Es wundert mich, dass die Opposition die 5-ProzentHürde geschleift sehen möchte. Stichhaltige Argumente hierfür habe ich bis heute keine vernommen, es gibt sie einfach nicht.

(Beifall bei der CDU)

Die Einrichtung der 5-Prozent-Hürde steht auch im Zusammenhang mit der Einführung der Relevanzschwelle. Politische Meinungsbildungsprozesse finden naturgemäß in den Parteien statt. Diese Meinungsbildungsprozesse erfolgen demokratisch und werden in Parteitagsbeschlüssen festgehalten, die den Bürgerinnen und Bürgern eine Richtschnur geben, um eine Wahlentscheidung zu treffen. Die Parteien stellen ihre Kandidaten danach auf, wer diese am besten im Parlament vertreten kann, Herr Dr. Dressel. Hierzu stellen sie Kandidatenlisten auf, um ihre politische Richtungsentscheidung abzusichern.

(Dr. Andreas Dressel SPD: Waren Sie nun dafür oder waren Sie dagegen?)

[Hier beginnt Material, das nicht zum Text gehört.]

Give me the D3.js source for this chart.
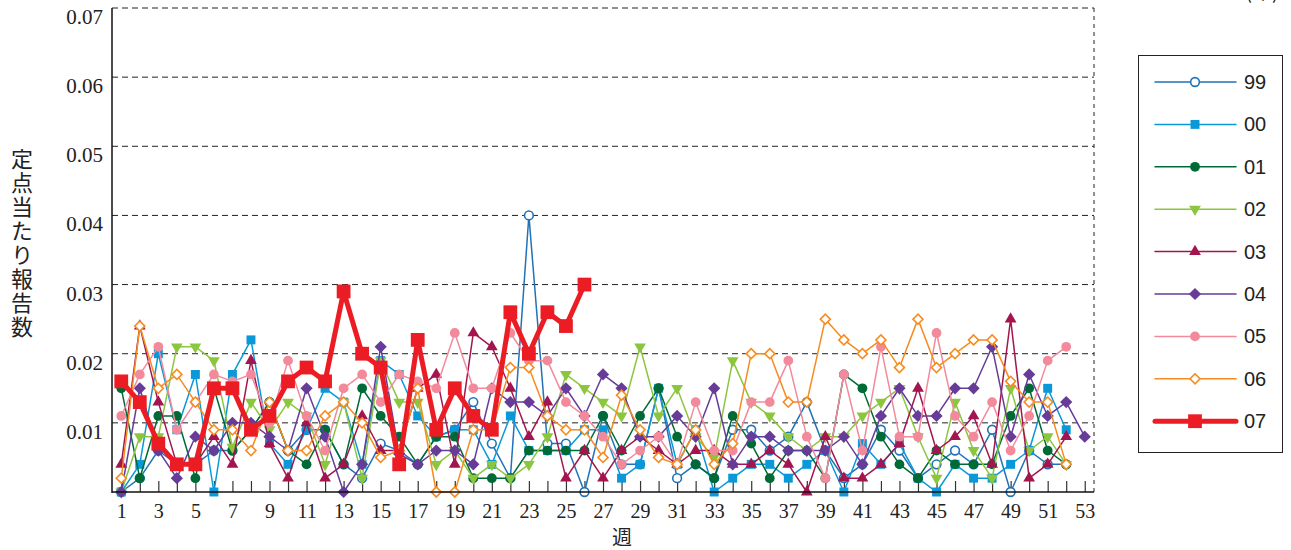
<!DOCTYPE html>
<html>
<head>
<meta charset="utf-8">
<script src="https://cdn.jsdelivr.net/npm/d3@7"></script>
<style>
  body { margin: 0; background: #fff; }
  svg { display: block; }
</style>
</head>
<body>
<div id="chart"></div>
<script>
// week-by-week values (index 0 = week 1)
var s99 = [0, 0.002, 0.006, 0.004, 0.004, 0.006, 0.006, 0.009, 0.013, 0.006, 0.009, 0.009, 0.004, 0.002, 0.007, 0.006, 0.004, 0.008, 0.009, 0.013, 0.007, 0.002, 0.040, 0.007, 0.007, 0, 0.011, 0.004, 0.004, 0.015, 0.002, 0.004, 0.002, 0.009, 0.009, 0.006, 0.008, 0.013, 0.006, 0.002, 0.004, 0.009, 0.006, 0.002, 0.004, 0.006, 0.004, 0.009, 0, 0.006, 0.004, 0.004];
var s00 = [0, 0.004, 0.020, 0.009, 0.017, 0, 0.017, 0.022, 0.007, 0.004, 0.009, 0.015, 0.013, 0.004, 0.019, 0.017, 0.011, 0.008, 0.009, 0.009, 0.004, 0.011, 0.006, 0.006, 0.006, 0.009, 0.009, 0.002, 0.004, 0.015, 0.004, 0.009, 0, 0.002, 0.004, 0.004, 0.002, 0.004, 0.006, 0, 0.007, 0.004, 0.007, 0.002, 0, 0.004, 0.002, 0.002, 0.004, 0.006, 0.015, 0.009];
var s01 = [0.015, 0.002, 0.011, 0.011, 0.002, 0.015, 0.006, 0.009, 0.013, 0.006, 0.004, 0.009, 0.004, 0.015, 0.011, 0.008, 0.004, 0.008, 0.008, 0.002, 0.002, 0.002, 0.006, 0.006, 0.006, 0.006, 0.011, 0.006, 0.011, 0.015, 0.008, 0.004, 0.002, 0.011, 0.007, 0.002, 0.006, 0.006, 0.002, 0.017, 0.015, 0.008, 0.004, 0.002, 0.006, 0.004, 0.004, 0.004, 0.011, 0.015, 0.006, 0.004];
var s02 = [0, 0.008, 0.008, 0.021, 0.021, 0.019, 0.0065, 0.013, 0.009, 0.013, 0.011, 0.004, 0.013, 0.002, 0.019, 0.013, 0.013, 0.004, 0.006, 0.002, 0.004, 0.002, 0.004, 0.008, 0.017, 0.015, 0.013, 0.011, 0.021, 0.011, 0.015, 0.008, 0.005, 0.019, 0.013, 0.011, 0.008, 0.006, 0.008, 0.008, 0.011, 0.013, 0.015, 0.008, 0.002, 0.013, 0.006, 0.002, 0.015, 0.006, 0.008, 0.004];
var s03 = [0.004, 0.024, 0.013, 0.004, 0.004, 0.008, 0.004, 0.019, 0.007, 0.002, 0.010, 0.002, 0.004, 0.011, 0.006, 0.006, 0.015, 0.017, 0.004, 0.023, 0.021, 0.015, 0.008, 0.013, 0.002, 0.006, 0.002, 0.006, 0.008, 0.006, 0.004, 0.006, 0.006, 0.004, 0.004, 0.006, 0.004, 0, 0.008, 0.002, 0.002, 0.004, 0.007, 0.015, 0.006, 0.008, 0.011, 0.004, 0.025, 0.002, 0.004, 0.008];
var s04 = [0, 0.015, 0.006, 0.002, 0.008, 0.006, 0.010, 0.010, 0.008, 0.006, 0.015, 0.008, 0, 0.004, 0.021, 0.0055, 0.004, 0.006, 0.006, 0.004, 0.015, 0.013, 0.013, 0.011, 0.015, 0.011, 0.017, 0.015, 0.008, 0.008, 0.011, 0.008, 0.015, 0.004, 0.008, 0.008, 0.006, 0.006, 0.006, 0.008, 0.004, 0.011, 0.015, 0.011, 0.011, 0.015, 0.015, 0.021, 0.008, 0.017, 0.011, 0.013, 0.008];
var s05 = [0.011, 0.017, 0.021, 0.009, 0.013, 0.017, 0.016, 0.017, 0.010, 0.019, 0.011, 0.006, 0.015, 0.017, 0.013, 0.017, 0.016, 0.015, 0.023, 0.015, 0.015, 0.023, 0.019, 0.019, 0.013, 0.011, 0.008, 0.004, 0.006, 0.008, 0.004, 0.013, 0.006, 0.006, 0.013, 0.013, 0.019, 0.008, 0.002, 0.017, 0.006, 0.021, 0.008, 0.008, 0.023, 0.011, 0.008, 0.013, 0.006, 0.011, 0.019, 0.021];
var s06 = [0.002, 0.024, 0.015, 0.017, 0.013, 0.009, 0.009, 0.006, 0.013, 0.006, 0.006, 0.011, 0.013, 0.010, 0.005, 0.006, 0.015, 0, 0, 0.009, 0.009, 0.018, 0.018, 0.011, 0.009, 0.009, 0.005, 0.014, 0.009, 0.005, 0.004, 0.009, 0.004, 0.007, 0.020, 0.020, 0.013, 0.013, 0.025, 0.022, 0.020, 0.022, 0.018, 0.025, 0.018, 0.020, 0.022, 0.022, 0.016, 0.013, 0.013, 0.004];
var s07 = [0.016, 0.013, 0.007, 0.004, 0.004, 0.015, 0.015, 0.009, 0.011, 0.016, 0.018, 0.016, 0.029, 0.020, 0.018, 0.004, 0.022, 0.009, 0.015, 0.011, 0.009, 0.026, 0.020, 0.026, 0.024, 0.030];

var yTicks = [0.01, 0.02, 0.03, 0.04, 0.05, 0.06, 0.07];
var yTitle = "定点当たり報告数";
var xTitle = "週";

var series = [
  {name: "99", values: s99, color: "#2272b8", shape: "circle", open: true, size: 60, lw: 1.5},
  {name: "00", values: s00, color: "#0a98d8", shape: "square", open: false, size: 80, lw: 1.5},
  {name: "01", values: s01, color: "#006a36", shape: "circle", open: false, size: 75, lw: 1.5},
  {name: "02", values: s02, color: "#8cc63f", shape: "down", open: false, size: 60, lw: 1.5},
  {name: "03", values: s03, color: "#a3154e", shape: "up", open: false, size: 60, lw: 1.5},
  {name: "04", values: s04, color: "#663c98", shape: "diamond", open: false, size: 75, lw: 1.5},
  {name: "05", values: s05, color: "#f28a9c", shape: "circle", open: false, size: 75, lw: 1.5},
  {name: "06", values: s06, color: "#f68b20", shape: "diamond", open: true, size: 50, lw: 1.5},
  {name: "07", values: s07, color: "#ec1c24", shape: "square", open: false, size: 190, lw: 5}
];

var width = 1291, height = 550;
var svg = d3.select("#chart").append("svg").attr("width", width).attr("height", height);

var x = d3.scaleLinear().domain([0.5, 53.5]).range([112, 1094]);
var y = d3.scaleLinear().domain([0, 0.07]).range([492, 8]);

function symbolPath(shape, size) {
  var t = d3.symbolCircle;
  if (shape == "square" || shape == "diamond") t = d3.symbolSquare;
  if (shape == "up" || shape == "down") t = d3.symbolTriangle;
  return d3.symbol().type(t).size(size)();
}
function symbolRot(shape) {
  if (shape == "down") return 180;
  if (shape == "diamond") return 45;
  return 0;
}

// grid
svg.append("g").selectAll("line").data(yTicks).enter().append("line")
  .attr("x1", x.range()[0]).attr("x2", x.range()[1])
  .attr("y1", function (d) { return y(d); }).attr("y2", function (d) { return y(d); })
  .style("stroke", "#222").style("stroke-width", 1).style("stroke-dasharray", "6,4");
svg.append("line")
  .attr("x1", x.range()[1]).attr("x2", x.range()[1]).attr("y1", y(0.07)).attr("y2", y(0))
  .style("stroke", "#222").style("stroke-width", 1).style("stroke-dasharray", "4,4");

// y labels
svg.append("g").selectAll("text").data(yTicks).enter().append("text")
  .attr("x", 103).attr("y", function (d) { return y(d) + 16; })
  .attr("text-anchor", "end")
  .style("font-family", "'Liberation Serif', 'Times New Roman', serif")
  .style("font-size", "21px").style("fill", "#222")
  .text(d3.format(".2f"));

// x axis
var xAxis = d3.axisBottom(x)
  .tickValues(d3.range(1, 54))
  .tickSize(-11).tickSizeOuter(0).tickPadding(12)
  .tickFormat(function (d) { return d % 2 ? d : ""; });
var gx = svg.append("g").attr("transform", "translate(0," + y(0) + ")").call(xAxis);
gx.select(".domain").remove();
gx.selectAll(".tick line").style("stroke", "#333").style("stroke-width", 1.2);
gx.selectAll("text")
  .style("font-family", "'Liberation Serif', 'Times New Roman', serif")
  .style("font-size", "20px").style("fill", "#222");

// lines + markers
var line = d3.line().x(function (d, i) { return x(i + 1); }).y(function (d) { return y(d); });
series.forEach(function (s) {
  var g = svg.append("g");
  g.append("path").datum(s.values).attr("d", line)
    .style("fill", "none").style("stroke", s.color).style("stroke-width", s.lw)
    .style("stroke-linejoin", "round");
  g.selectAll("path.m").data(s.values).enter().append("path").attr("class", "m")
    .attr("d", symbolPath(s.shape, s.size))
    .attr("transform", function (d, i) { return "translate(" + x(i + 1) + "," + y(d) + ") rotate(" + symbolRot(s.shape) + ")"; })
    .style("fill", s.open ? "#fff" : s.color)
    .style("stroke", s.color).style("stroke-width", s.open ? 1.6 : 0);
});

// axes frame
svg.append("line").attr("x1", x.range()[0]).attr("x2", x.range()[0]).attr("y1", y(0.07)).attr("y2", y(0) + 1)
  .style("stroke", "#111").style("stroke-width", 1.5);
svg.append("line").attr("x1", x.range()[0]).attr("x2", x.range()[1]).attr("y1", y(0)).attr("y2", y(0))
  .style("stroke", "#111").style("stroke-width", 1.5);

// titles
svg.append("text").attr("x", 22).attr("y", 148)
  .style("writing-mode", "vertical-rl")
  .style("text-orientation", "upright")
  .style("letter-spacing", "2px")
  .style("font-family", "'Noto Sans CJK JP', sans-serif")
  .style("font-size", "22px").style("fill", "#222")
  .text(yTitle);
svg.append("text").attr("x", 622).attr("y", 545).attr("text-anchor", "middle")
  .style("font-family", "'Noto Sans CJK JP', sans-serif")
  .style("font-size", "20px").style("fill", "#222").text(xTitle);
svg.append("text").attr("x", 1262).attr("y", -1).attr("text-anchor", "middle")
  .style("font-family", "'Noto Sans CJK JP', sans-serif")
  .style("font-size", "20px").style("fill", "#222").text("(年)");

// legend
var lg = svg.append("g");
lg.append("rect").attr("x", 1138.5).attr("y", 55.5).attr("width", 144).attr("height", 397)
  .style("fill", "#fff").style("stroke", "#222").style("stroke-width", 1);
series.forEach(function (s, i) {
  var ly = 82 + i * 42.4;
  lg.append("line").attr("x1", 1155).attr("x2", 1236).attr("y1", ly).attr("y2", ly)
    .style("stroke", s.color).style("stroke-width", s.lw).style("stroke-linecap", "round");
  lg.append("path").attr("d", symbolPath(s.shape, s.size))
    .attr("transform", "translate(1195," + ly + ") rotate(" + symbolRot(s.shape) + ")")
    .style("fill", s.open ? "#fff" : s.color)
    .style("stroke", s.color).style("stroke-width", s.open ? 1.6 : 0);
  lg.append("text").attr("x", 1244).attr("y", ly + 7)
    .style("font-family", "'Liberation Sans', Arial, sans-serif")
    .style("font-size", "20px").style("fill", "#222").text(s.name);
});
</script>
</body>
</html>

Weshalb dieser demokratische Prozess innerhalb der Parteien falsch sein sollte, erschließt sich aus keinem einzigen Argument der Opposition und auch nicht aus der Wahlrechtsinitiative. Jedenfalls habe ich dazu von Ihnen nichts gehört. Weshalb sollen die Parteien nicht die Möglichkeit haben, in ihrer Wahlkreiskandidatenliste eine Gewichtung für eine Kandidatin oder einen Kandidaten vorzunehmen? Hierzu schweigt die Opposition und auch die Wahlrechtsinitiative.